TASK INPUT -
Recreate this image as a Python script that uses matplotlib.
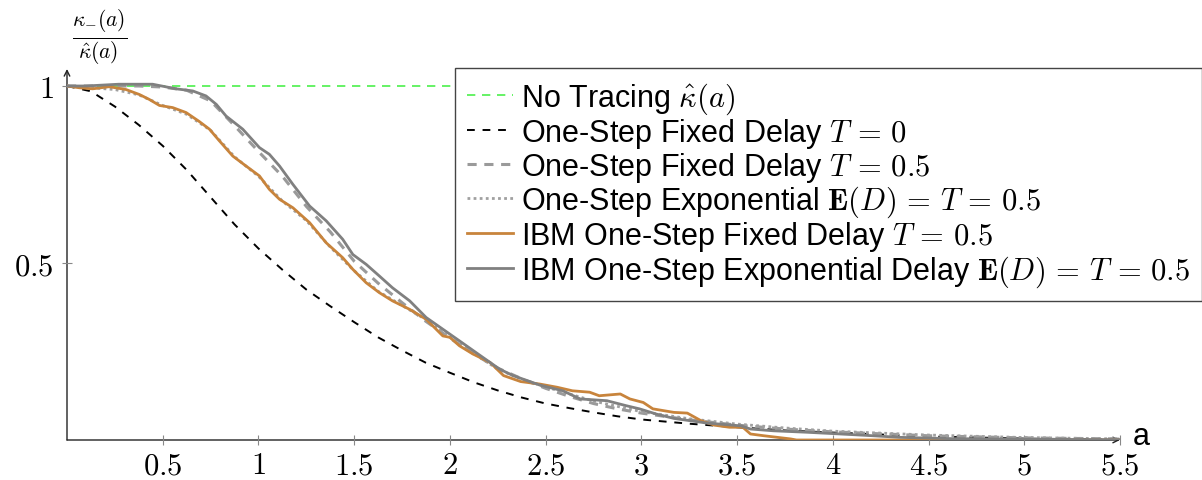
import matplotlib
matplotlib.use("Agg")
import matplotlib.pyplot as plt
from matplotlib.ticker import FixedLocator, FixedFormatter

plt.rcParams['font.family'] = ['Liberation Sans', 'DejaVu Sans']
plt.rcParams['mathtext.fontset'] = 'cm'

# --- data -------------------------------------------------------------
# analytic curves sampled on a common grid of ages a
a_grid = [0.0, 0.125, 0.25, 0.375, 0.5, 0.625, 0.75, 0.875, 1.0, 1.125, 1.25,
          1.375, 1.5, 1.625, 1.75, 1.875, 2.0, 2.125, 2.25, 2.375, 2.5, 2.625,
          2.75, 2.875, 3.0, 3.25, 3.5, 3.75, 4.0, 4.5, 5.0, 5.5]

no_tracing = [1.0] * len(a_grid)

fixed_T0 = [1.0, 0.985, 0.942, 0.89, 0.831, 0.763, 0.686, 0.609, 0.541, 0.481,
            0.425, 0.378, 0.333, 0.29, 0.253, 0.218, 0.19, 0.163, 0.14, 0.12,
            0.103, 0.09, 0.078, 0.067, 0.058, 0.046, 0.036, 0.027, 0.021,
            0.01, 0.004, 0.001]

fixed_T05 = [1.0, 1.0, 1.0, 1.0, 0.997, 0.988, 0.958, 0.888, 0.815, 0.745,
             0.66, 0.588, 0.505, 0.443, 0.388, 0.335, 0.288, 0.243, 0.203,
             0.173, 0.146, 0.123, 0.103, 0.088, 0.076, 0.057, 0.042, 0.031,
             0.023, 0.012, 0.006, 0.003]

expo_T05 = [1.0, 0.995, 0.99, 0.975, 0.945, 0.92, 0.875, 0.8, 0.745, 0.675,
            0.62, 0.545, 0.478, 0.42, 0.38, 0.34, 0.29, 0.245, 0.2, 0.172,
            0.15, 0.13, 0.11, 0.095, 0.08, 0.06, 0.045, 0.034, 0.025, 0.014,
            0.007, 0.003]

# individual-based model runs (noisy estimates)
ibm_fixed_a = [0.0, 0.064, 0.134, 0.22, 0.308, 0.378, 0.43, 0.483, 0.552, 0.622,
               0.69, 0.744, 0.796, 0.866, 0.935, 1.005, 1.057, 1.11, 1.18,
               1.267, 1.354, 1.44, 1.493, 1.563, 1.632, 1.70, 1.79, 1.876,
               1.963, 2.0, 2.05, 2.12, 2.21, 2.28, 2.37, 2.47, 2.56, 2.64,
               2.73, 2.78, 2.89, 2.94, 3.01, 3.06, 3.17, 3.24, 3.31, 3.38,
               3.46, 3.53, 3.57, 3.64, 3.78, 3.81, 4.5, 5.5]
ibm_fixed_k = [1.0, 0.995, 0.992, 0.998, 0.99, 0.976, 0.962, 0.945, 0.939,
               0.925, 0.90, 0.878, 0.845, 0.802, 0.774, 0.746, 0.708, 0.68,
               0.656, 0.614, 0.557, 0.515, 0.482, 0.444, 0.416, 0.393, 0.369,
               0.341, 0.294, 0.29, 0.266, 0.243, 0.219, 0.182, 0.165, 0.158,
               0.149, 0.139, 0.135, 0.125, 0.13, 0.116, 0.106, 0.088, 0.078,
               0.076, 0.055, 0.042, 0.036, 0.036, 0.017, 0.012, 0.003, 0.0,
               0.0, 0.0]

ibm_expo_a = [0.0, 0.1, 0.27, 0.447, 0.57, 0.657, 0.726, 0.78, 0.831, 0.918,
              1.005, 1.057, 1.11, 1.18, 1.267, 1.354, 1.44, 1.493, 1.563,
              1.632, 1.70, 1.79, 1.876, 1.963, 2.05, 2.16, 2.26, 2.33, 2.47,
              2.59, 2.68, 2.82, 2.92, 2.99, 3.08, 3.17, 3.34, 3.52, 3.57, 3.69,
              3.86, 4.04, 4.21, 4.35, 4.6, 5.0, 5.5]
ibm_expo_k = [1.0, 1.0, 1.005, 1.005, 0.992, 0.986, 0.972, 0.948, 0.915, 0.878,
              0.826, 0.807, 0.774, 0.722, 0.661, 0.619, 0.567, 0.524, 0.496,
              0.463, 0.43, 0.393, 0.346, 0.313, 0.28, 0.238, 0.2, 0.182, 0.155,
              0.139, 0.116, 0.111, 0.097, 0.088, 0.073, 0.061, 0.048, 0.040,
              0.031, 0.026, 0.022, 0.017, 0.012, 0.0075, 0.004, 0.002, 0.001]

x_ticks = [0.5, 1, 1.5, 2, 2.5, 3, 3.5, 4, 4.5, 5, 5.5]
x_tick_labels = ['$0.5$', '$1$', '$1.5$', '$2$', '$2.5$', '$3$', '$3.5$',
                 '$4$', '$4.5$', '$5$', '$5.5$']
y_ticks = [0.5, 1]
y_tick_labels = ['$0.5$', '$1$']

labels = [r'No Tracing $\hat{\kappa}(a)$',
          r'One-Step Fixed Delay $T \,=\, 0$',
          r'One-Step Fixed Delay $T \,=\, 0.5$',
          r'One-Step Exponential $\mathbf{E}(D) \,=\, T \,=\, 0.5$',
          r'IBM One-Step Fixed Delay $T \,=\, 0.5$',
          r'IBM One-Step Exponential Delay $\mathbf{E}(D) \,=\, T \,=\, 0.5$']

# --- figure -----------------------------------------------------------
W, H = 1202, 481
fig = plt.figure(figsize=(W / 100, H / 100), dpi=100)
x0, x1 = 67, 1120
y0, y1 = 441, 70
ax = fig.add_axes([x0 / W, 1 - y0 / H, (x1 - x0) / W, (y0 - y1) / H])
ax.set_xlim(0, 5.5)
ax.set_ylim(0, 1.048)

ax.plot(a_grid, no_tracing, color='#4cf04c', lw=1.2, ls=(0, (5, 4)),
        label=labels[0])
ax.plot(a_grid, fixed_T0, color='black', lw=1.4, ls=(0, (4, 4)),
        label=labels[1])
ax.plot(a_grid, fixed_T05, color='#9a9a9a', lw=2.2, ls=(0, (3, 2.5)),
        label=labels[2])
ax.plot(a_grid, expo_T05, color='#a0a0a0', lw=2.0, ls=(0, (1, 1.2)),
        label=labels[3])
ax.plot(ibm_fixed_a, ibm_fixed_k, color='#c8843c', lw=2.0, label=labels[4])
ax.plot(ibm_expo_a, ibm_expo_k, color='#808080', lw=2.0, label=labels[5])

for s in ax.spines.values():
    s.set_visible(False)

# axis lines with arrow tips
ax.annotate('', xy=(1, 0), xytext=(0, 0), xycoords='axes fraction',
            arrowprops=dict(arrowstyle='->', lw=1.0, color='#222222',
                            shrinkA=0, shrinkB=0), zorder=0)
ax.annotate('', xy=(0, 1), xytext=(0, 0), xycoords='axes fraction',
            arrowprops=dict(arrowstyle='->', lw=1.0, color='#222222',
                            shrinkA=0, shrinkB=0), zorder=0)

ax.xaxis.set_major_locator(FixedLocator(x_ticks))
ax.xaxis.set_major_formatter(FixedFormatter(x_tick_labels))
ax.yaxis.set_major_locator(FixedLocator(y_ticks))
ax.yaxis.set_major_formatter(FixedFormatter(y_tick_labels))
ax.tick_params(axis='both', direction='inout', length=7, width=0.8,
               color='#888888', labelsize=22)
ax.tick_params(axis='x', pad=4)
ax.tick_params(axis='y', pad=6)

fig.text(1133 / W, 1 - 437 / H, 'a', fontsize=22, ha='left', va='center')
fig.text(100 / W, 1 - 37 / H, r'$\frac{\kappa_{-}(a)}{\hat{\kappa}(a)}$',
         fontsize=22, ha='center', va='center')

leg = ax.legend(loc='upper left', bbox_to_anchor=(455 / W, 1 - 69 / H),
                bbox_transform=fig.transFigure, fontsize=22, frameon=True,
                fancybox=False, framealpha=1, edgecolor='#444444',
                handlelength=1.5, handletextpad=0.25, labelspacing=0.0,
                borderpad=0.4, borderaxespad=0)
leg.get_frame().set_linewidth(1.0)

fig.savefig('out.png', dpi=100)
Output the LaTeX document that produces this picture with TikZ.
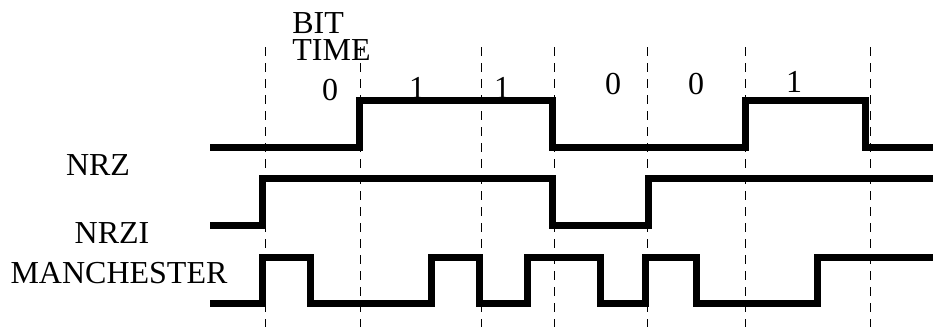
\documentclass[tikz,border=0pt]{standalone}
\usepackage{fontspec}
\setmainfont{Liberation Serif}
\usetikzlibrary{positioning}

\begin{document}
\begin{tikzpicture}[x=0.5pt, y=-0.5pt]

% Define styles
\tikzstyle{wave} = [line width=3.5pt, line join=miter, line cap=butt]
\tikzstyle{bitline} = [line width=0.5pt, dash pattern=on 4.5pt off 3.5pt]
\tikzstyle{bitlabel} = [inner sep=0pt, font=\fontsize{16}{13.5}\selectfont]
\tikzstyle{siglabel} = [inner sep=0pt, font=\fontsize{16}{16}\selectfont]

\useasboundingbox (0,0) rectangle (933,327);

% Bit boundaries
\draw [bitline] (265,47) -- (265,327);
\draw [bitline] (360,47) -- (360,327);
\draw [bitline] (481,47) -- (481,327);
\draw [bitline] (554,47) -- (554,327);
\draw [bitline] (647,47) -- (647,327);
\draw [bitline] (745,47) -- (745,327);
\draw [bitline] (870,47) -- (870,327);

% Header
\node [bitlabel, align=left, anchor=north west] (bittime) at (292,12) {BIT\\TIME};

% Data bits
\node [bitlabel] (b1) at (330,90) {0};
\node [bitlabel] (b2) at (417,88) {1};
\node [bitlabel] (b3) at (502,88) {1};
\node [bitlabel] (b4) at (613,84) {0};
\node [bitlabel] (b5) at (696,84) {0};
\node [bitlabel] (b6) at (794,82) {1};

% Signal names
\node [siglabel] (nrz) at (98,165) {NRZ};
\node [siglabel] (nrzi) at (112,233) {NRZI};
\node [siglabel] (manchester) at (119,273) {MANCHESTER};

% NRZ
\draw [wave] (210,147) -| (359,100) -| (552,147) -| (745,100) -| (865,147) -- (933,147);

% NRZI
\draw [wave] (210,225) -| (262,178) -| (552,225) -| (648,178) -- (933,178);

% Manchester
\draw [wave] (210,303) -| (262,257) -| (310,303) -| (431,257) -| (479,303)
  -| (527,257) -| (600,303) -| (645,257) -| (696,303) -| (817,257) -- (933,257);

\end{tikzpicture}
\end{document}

AIM -
Leave out every picture, then retype exactly the lines from the one containing "Output the LaTeX" through the one containing "[bitlabel] (b6) at".

RESPONSE TO THIS EXERCISE -
Output the LaTeX document that produces this picture with TikZ.
\documentclass[tikz,border=0pt]{standalone}
\usepackage{fontspec}
\setmainfont{Liberation Serif}
\usetikzlibrary{positioning}

\begin{document}
\begin{tikzpicture}[x=0.5pt, y=-0.5pt]

% Define styles
\tikzstyle{wave} = [line width=3.5pt, line join=miter, line cap=butt]
\tikzstyle{bitline} = [line width=0.5pt, dash pattern=on 4.5pt off 3.5pt]
\tikzstyle{bitlabel} = [inner sep=0pt, font=\fontsize{16}{13.5}\selectfont]
\tikzstyle{siglabel} = [inner sep=0pt, font=\fontsize{16}{16}\selectfont]

\useasboundingbox (0,0) rectangle (933,327);

% Bit boundaries
\draw [bitline] (265,47) -- (265,327);
\draw [bitline] (360,47) -- (360,327);
\draw [bitline] (481,47) -- (481,327);
\draw [bitline] (554,47) -- (554,327);
\draw [bitline] (647,47) -- (647,327);
\draw [bitline] (745,47) -- (745,327);
\draw [bitline] (870,47) -- (870,327);

% Header
\node [bitlabel, align=left, anchor=north west] (bittime) at (292,12) {BIT\\TIME};

% Data bits
\node [bitlabel] (b1) at (330,90) {0};
\node [bitlabel] (b2) at (417,88) {1};
\node [bitlabel] (b3) at (502,88) {1};
\node [bitlabel] (b4) at (613,84) {0};
\node [bitlabel] (b5) at (696,84) {0};
\node [bitlabel] (b6) at (794,82) {1};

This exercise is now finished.